CHAPTER II.

LOVES OF THE CLASSIC POETS.

I am not sufficiently an antiquarian or scholar, to trace the muses "upward to their spring," neither is there occasion to seek our first examples of poetical loves in the days of fables and of demi-gods; or in those pastoral ages when shepherds were kings and poets: the loves of Orpheus and Eurydice are a little too shadowy, and those of the royal Solomon rather too mixed and too mystical for our purpose.—To descend then at once to the classical ages of antiquity.

It must be allowed, that as far as women are concerned, we have not much reason to regard them with reverence. The fragments of the amatory poetry of the Greeks, which have been preserved to our times, show too plainly in what light we were then regarded; and graceful and exquisite as many of them are, they bear about them the taint of degraded morals and manners, and are utterly destitute of that exalted sentiment of respect and tenderness for woman, either individually or as a sex, which alone can give them value in our eyes.

I must leave it then to learned commentators to explore and elucidate the loves of Sappho and Anacreon. To us unlearned women, they shine out through the long lapse of ages, bright names, and little else; a kind of half-real,—half-ideal impersonations of love and song; the one enveloped in "a fair luminous cloud," the other "veiled in shadowing roses;" and thus veiled and thus shadowed, by all accounts, they had better remain.

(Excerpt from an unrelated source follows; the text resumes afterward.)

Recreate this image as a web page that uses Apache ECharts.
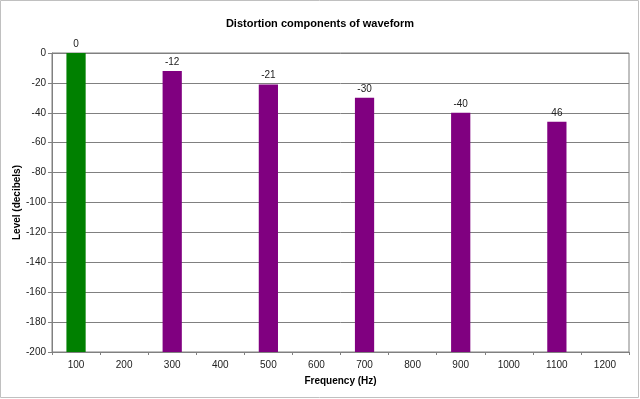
<!DOCTYPE html>
<html>
<head>
<meta charset="utf-8">
<script src="https://cdn.jsdelivr.net/npm/echarts@6/dist/echarts.min.js"></script>
<style>
  html, body { margin: 0; padding: 0; background: #fff; }
  #chart { width: 640px; height: 399px; }
</style>
</head>
<body>
<div id="chart"></div>
<script>
// frequency categories (Hz)
var frequencies = ['100', '200', '300', '400', '500', '600', '700', '800', '900', '1000', '1100', '1200'];
// level of each component (dB), null where there is no component
var levels = [0, null, -12, null, -21, null, -30, null, -40, null, -46, null];
// labels as printed above the bars
var barLabels = ['0', '', '-12', '', '-21', '', '-30', '', '-40', '', '46', ''];
var yTicks = [0, -20, -40, -60, -80, -100, -120, -140, -160, -180, -200];

var chart = echarts.init(document.getElementById('chart'));

var option = {
  backgroundColor: '#fff',
  animation: false,
  textStyle: { fontFamily: 'Liberation Sans, Arial, sans-serif' },
  title: {
    text: 'Distortion components of waveform',
    left: 'center',
    top: 13,
    textStyle: { fontSize: 11, fontWeight: 'bold', color: '#000' }
  },
  graphic: [{
    type: 'rect',
    shape: { x: 0.5, y: 0.5, width: 638, height: 397 },
    style: { fill: 'none', stroke: '#c0c0c0', lineWidth: 1 },
    silent: true
  }],
  grid: {
    left: 52,
    right: 11,
    top: 53,
    bottom: 47,
    show: true,
    borderColor: '#808080',
    borderWidth: 1,
    containLabel: false,
    outerBoundsMode: 'none'
  },
  xAxis: {
    type: 'category',
    data: frequencies,
    name: 'Frequency (Hz)',
    nameLocation: 'middle',
    nameGap: 24,
    nameMoveOverlap: false,
    nameTextStyle: { fontSize: 10, fontWeight: 'bold', color: '#000' },
    axisLine: { onZero: false, lineStyle: { color: '#808080' } },
    axisTick: { show: true, length: 3, lineStyle: { color: '#808080' } },
    axisLabel: { fontSize: 10, color: '#222', margin: 8 },
    splitLine: { show: false }
  },
  yAxis: {
    type: 'value',
    min: yTicks[yTicks.length - 1],
    max: yTicks[0],
    interval: 20,
    name: 'Level (decibels)',
    nameLocation: 'middle',
    nameGap: 30,
    nameMoveOverlap: false,
    nameRotate: 90,
    nameTextStyle: { fontSize: 10, fontWeight: 'bold', color: '#000' },
    axisLine: { show: true, onZero: false, lineStyle: { color: '#808080' } },
    axisTick: { show: true, length: 4, lineStyle: { color: '#808080' } },
    axisLabel: { fontSize: 10, color: '#222', margin: 6 },
    splitLine: { show: true, lineStyle: { color: '#808080' } }
  },
  series: [{
    type: 'custom',
    data: levels.map(function (v, i) { return [i, v]; }),
    renderItem: function (params, api) {
      var v = api.value(1);
      if (v === null || isNaN(v)) return;
      var i = api.value(0);
      var top = api.coord([i, v]);
      var base = api.coord([i, yTicks[yTicks.length - 1]]);
      var w = api.size([1, 0])[0] * 0.4;
      var color = i === 0 ? '#008000' : '#800080';
      return {
        type: 'group',
        children: [{
          type: 'rect',
          shape: { x: top[0] - w / 2, y: top[1], width: w, height: base[1] - top[1] },
          style: { fill: color }
        }, {
          type: 'text',
          style: {
            x: top[0],
            y: top[1] - 4,
            text: barLabels[i],
            textAlign: 'center',
            textVerticalAlign: 'bottom',
            fill: '#222',
            fontSize: 10,
            fontFamily: 'Liberation Sans, Arial, sans-serif'
          }
        }]
      };
    }
  }]
};

chart.setOption(option);
</script>
</body>
</html>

The same remark, with the same reservation, applies to the Latin poets. They wrote beautiful verses, admirable for their harmony, elegance and perspicuity of expression; and are studied as models of style in a language, the knowledge of which, as far as these poets are concerned, were best confined to the other sex. They lived in a corrupted age, and their pages are deeply stained with its licentiousness; they inspire no sympathy for their love, no interest, no respect for the objects of it. How, indeed, should that be possible, when their mistresses, even according to the lover's painting, were all either perfectly insipid, or utterly abandoned and odious?[1] Ovid, he who has revealed to mortal ears "all the soft scandal of the laughing sky," and whose gallantry has become proverbial, represents himself as so incensed by the public and shameless infidelities of his Corinna, that he treats her with the unmanly brutality of some street ruffian;—in plain language, he beats her. They are then reconciled, and again there are quarrels, coarse reproaches, and mutual blows. At length the lady, as might be expected from such tuition, becoming more and more abandoned, this delicate and poetical lover requests, as a last favour, that she will, for the future, take some trouble to deceive him more effectually; and the fair one, can she do less? kindly consents!

Cynthia, the mistress of Propertius, gets tipsey, overturns the supper-table, and throws the cups at her lover's head; he is delighted with her playfulness: she leaves him to follow the camp with a soldier; he weeps and laments: she returns to him again, and he is enchanted with her amiable condescension. Her excesses are such, that he is reduced to blush for her and for himself; and he confesses that he is become, for her sake, the laughing-stock of all Rome. Cynthia is the only one of these classical loves who seems to have possessed any mental accomplishments. The poet praises, incidentally, her talents for music and poetry; but not as if they added to her charms or enhanced her value in his estimation. The Lesbia[2] of Catullus, whose eyes were red with weeping the loss of her favourite sparrow, crowned a life of the most flagitious excesses by poisoning her husband. Of the various ladies celebrated by Horace and Tibullus, it would really be difficult to discover which was most worthless, venal, and profligate. These were the refined loves of the classic poets!